STATED PROBLEM: Take every line from the first down to the line with "import * as" and set it down exactly, without the pictures.

DATA FOR THE TASK:

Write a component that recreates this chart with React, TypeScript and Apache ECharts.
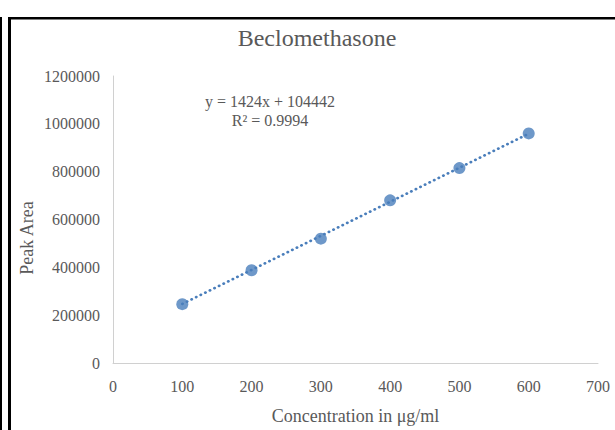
import React, { useEffect, useRef } from "react";
import * as echarts from "echarts";

// Calibration data: concentration (µg/ml) vs. peak area
const concentrations = [100, 200, 300, 400, 500, 600];
const peakAreas = [246000, 388000, 520000, 680000, 815000, 960000];

// Linear fit reported on the chart
const slope = 1424;
const intercept = 104442;
const rSquared = "0.9994";

const xTicks = [0, 100, 200, 300, 400, 500, 600, 700];
const yTicks = [0, 200000, 400000, 600000, 800000, 1000000, 1200000];

const SERIF = "'Liberation Serif', 'Times New Roman', serif";
const TEXT = "#595959";
const BLUE = "#4a7ebb";

export default function App() {
  const ref = useRef<HTMLDivElement>(null);

  useEffect(() => {
    if (!ref.current) return;
    const chart = echarts.init(ref.current, undefined, { renderer: "svg" });

    const xFit = [concentrations[0], concentrations[concentrations.length - 1]];
    const trend = xFit.map((x) => [x, slope * x + intercept]);

    chart.setOption({
      animation: false,
      backgroundColor: "#ffffff",
      title: {
        text: "Beclomethasone",
        left: 312,
        top: 21,
        textAlign: "center",
        textStyle: { fontFamily: SERIF, fontSize: 24, fontWeight: "normal", color: TEXT },
      },
      grid: { left: 113, right: 17, top: 76, bottom: 66, containLabel: false },
      xAxis: {
        type: "value",
        min: xTicks[0],
        max: xTicks[xTicks.length - 1],
        interval: 100,
        name: "Concentration in μg/ml",
        nameLocation: "middle",
        nameGap: 44,
        nameTextStyle: { fontFamily: SERIF, fontSize: 18, color: TEXT },
        axisLine: { show: true, lineStyle: { color: "#d0d0d0", width: 1 } },
        axisTick: { show: false },
        splitLine: { show: false },
        axisLabel: { fontFamily: SERIF, fontSize: 16, color: TEXT, margin: 15 },
      },
      yAxis: {
        type: "value",
        min: yTicks[0],
        max: yTicks[yTicks.length - 1],
        interval: 200000,
        axisLine: { show: true, lineStyle: { color: "#d0d0d0", width: 1 } },
        axisTick: { show: false },
        splitLine: { show: false },
        axisLabel: {
          fontFamily: SERIF,
          fontSize: 16,
          color: TEXT,
          margin: 13,
          formatter: (v: number) => String(v),
        },
      },
      graphic: [
        // frame lines
        { type: "rect", shape: { x: 0, y: 17, width: 2, height: 413 }, style: { fill: "#000" } },
        { type: "rect", shape: { x: 8, y: 17, width: 3, height: 413 }, style: { fill: "#000" } },
        { type: "rect", shape: { x: 8, y: 17, width: 607, height: 2.5 }, style: { fill: "#000" } },
        {
          type: "text",
          x: 27,
          y: 238,
          rotation: Math.PI / 2,
          style: {
            text: "Peak Area",
            font: `18px ${SERIF}`,
            fill: TEXT,
            textAlign: "center",
            textVerticalAlign: "middle",
          },
        },
        {
          type: "text",
          x: 270,
          y: 101,
          style: {
            text: `y = ${slope}x + ${intercept}`,
            font: `16px ${SERIF}`,
            fill: TEXT,
            textAlign: "center",
            textVerticalAlign: "middle",
          },
        },
        {
          type: "text",
          x: 270,
          y: 120,
          style: {
            text: `R² = ${rSquared}`,
            font: `16px ${SERIF}`,
            fill: TEXT,
            textAlign: "center",
            textVerticalAlign: "middle",
          },
        },
      ],
      series: [
        {
          name: "Linear fit",
          type: "line",
          data: trend,
          symbol: "none",
          silent: true,
          z: 1,
          lineStyle: { color: BLUE, width: 2.6, type: [0.5, 4.6], cap: "round" },
        },
        {
          name: "Peak Area",
          type: "scatter",
          data: concentrations.map((c, i) => [c, peakAreas[i]]),
          symbol: "circle",
          symbolSize: 12,
          z: 2,
          itemStyle: { color: BLUE },
        },
      ],
    });

    return () => chart.dispose();
  }, []);

  return (
    <div
      ref={ref}
      style={{ position: "fixed", left: 0, top: 0, width: 615, height: 430, background: "#fff" }}
    />
  );
}
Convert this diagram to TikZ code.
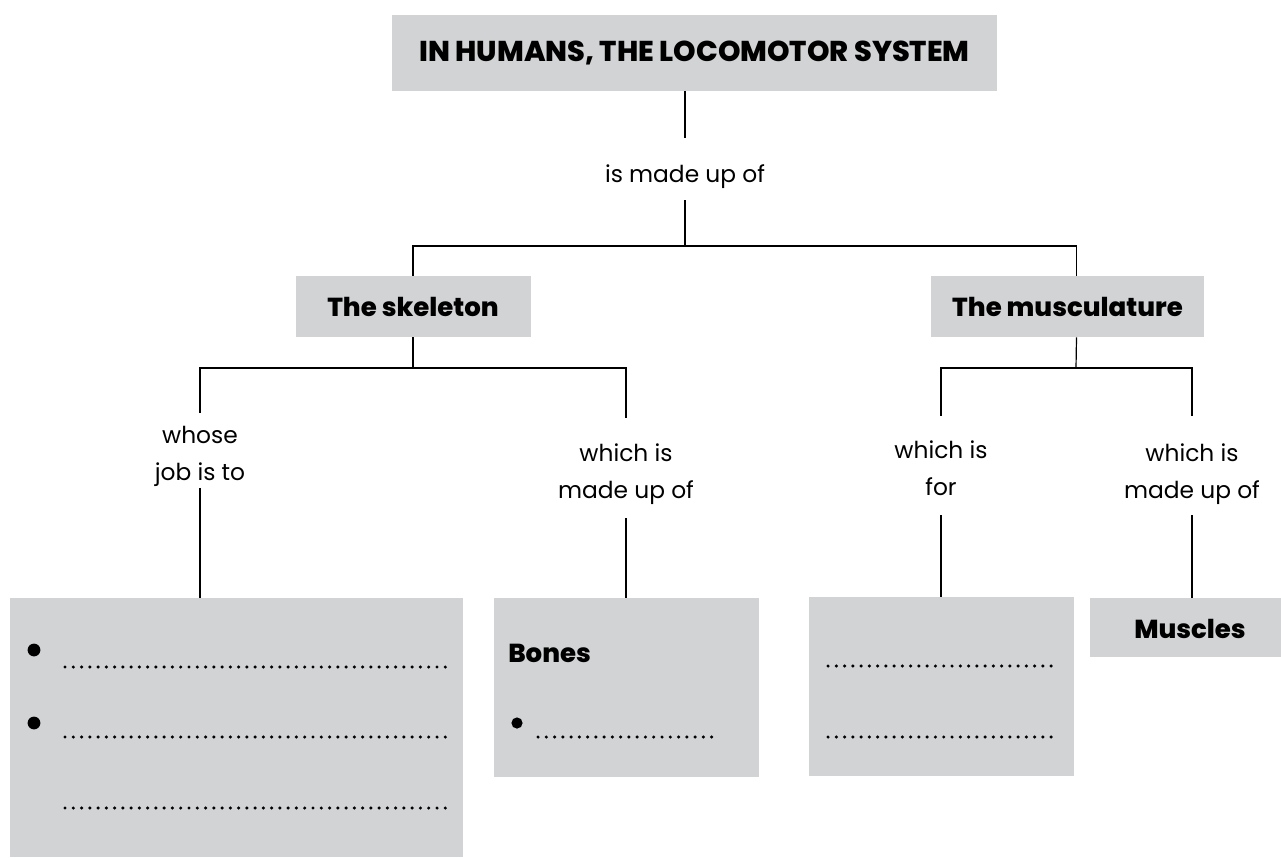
\documentclass[tikz,border=0pt]{standalone}
\usepackage{fontspec}
\setmainfont{Poppins}[BoldFont={Poppins ExtraBold}]
\usetikzlibrary{calc}
\definecolor{boxgray}{RGB}{209,211,212}
\newcommand{\lowered}[2]{\raisebox{#1}[\height][\depth]{\begin{tabular}{@{}c@{}}#2\end{tabular}}}
\begin{document}
\begin{tikzpicture}[x=0.75pt,y=-0.75pt,
  conn/.style={draw=black, line width=0.9pt},
  graybox/.style={fill=boxgray, draw=none, inner sep=0pt, align=center},
  headfont/.style={font=\fontsize{19.5}{24}\selectfont\bfseries},
  lab/.style={inner sep=0pt, align=center, font=\fontsize{17.5}{27.75}\selectfont},
  dots/.style={line width=2.6pt, line cap=round, dash pattern=on 0pt off 6.2pt},
]
\useasboundingbox (0,0) rectangle (1281,857);
\fill[white] (0,0) rectangle (1281,857);

% top
\node[graybox, minimum width=453.75pt, minimum height=57pt,
      font=\fontsize{21.5}{25}\selectfont\bfseries] (title) at (694.5,53) {IN HUMANS, THE LOCOMOTOR SYSTEM};
\node[lab, minimum height=46.5pt] (l0) at (685,169) {\lowered{-4.5pt}{is made up of}};
\coordinate (j1) at (685,246);

% level 2
\node[graybox, headfont, minimum width=176.25pt, minimum height=45.75pt] (sk) at (413,306.5) {The skeleton};
\node[graybox, headfont, minimum width=204.75pt, minimum height=45.75pt] (mu) at (1067.5,306.5) {The musculature};

% labels level 3
\node[lab, minimum height=48.75pt] (lw) at (200,450.5) {\lowered{-3pt}{whose\\job is to}};
\node[lab, minimum height=75pt] (ls) at (626,468) {\lowered{-3.75pt}{which is\\made up of}};
\node[lab, minimum height=74.25pt] (lf) at (941,465.5) {\lowered{-3pt}{which is\\for}};
\node[lab, minimum height=74.25pt] (lm) at (1192,465.5) {\lowered{-5.25pt}{which is\\made up of}};
\coordinate (j2) at (413,368);
\coordinate (j3) at (1076,368);

% bottom boxes
\node[graybox, minimum width=339.75pt, minimum height=194.25pt] (b1) at (236.5,727.5) {};
\node[graybox, minimum width=198.75pt, minimum height=134.25pt] (b2) at (626,687.5) {};
\node[graybox, minimum width=198.75pt, minimum height=134.25pt] (b3) at (941,686.5) {};
\node[graybox, minimum width=143.25pt, minimum height=44.25pt] (b4) at (1185.5,627.5) {};
\node[headfont, inner sep=0pt] (mus) at (1190,629) {Muscles};
\node[headfont, inner sep=0pt, anchor=base west] (bones) at (508,662) {Bones};

% connectors
\draw[conn] (l0.north |- title.south) -- (l0.north);
\draw[conn] (l0.south) -- (j1);
\draw[conn] (sk.north) |- (j1) -| ([xshift=6.75pt]mu.north);
\draw[conn] (sk.south) -- (j2);
\draw[conn] (lw.north) |- (j2) -| (ls.north);
\draw[conn] ([xshift=6.75pt]mu.south) -- (j3);
\draw[conn] (lf.north) |- (j3) -| (lm.north);
\draw[conn] (lw.south) -- (lw.south |- b1.north);
\draw[conn] (ls.south) -- (b2.north);
\draw[conn] (lf.south) -- (b3.north);
\draw[conn] (lm.south) -- (lm.south |- b4.north);

% box 1 contents
\fill (34,650) circle (4.8pt);
\fill (34,723) circle (4.8pt);
\draw[dots] (65,667) -- (447,667);
\draw[dots] (65,737) -- (447,737);
\draw[dots] (65,808) -- (447,808);
% box 2 contents
\fill (517,723) circle (4.2pt);
\draw[dots] (538,737) -- (713,737);
% box 3 contents
\draw[dots] (828,666) -- (1053,666);
\draw[dots] (828,737) -- (1053,737);
\end{tikzpicture}
\end{document}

OUTPUT OF THE TASK:
Write a component that recreates this chart with React, TypeScript and Apache ECharts.
import React, { useEffect, useRef } from "react";
import * as echarts from "echarts";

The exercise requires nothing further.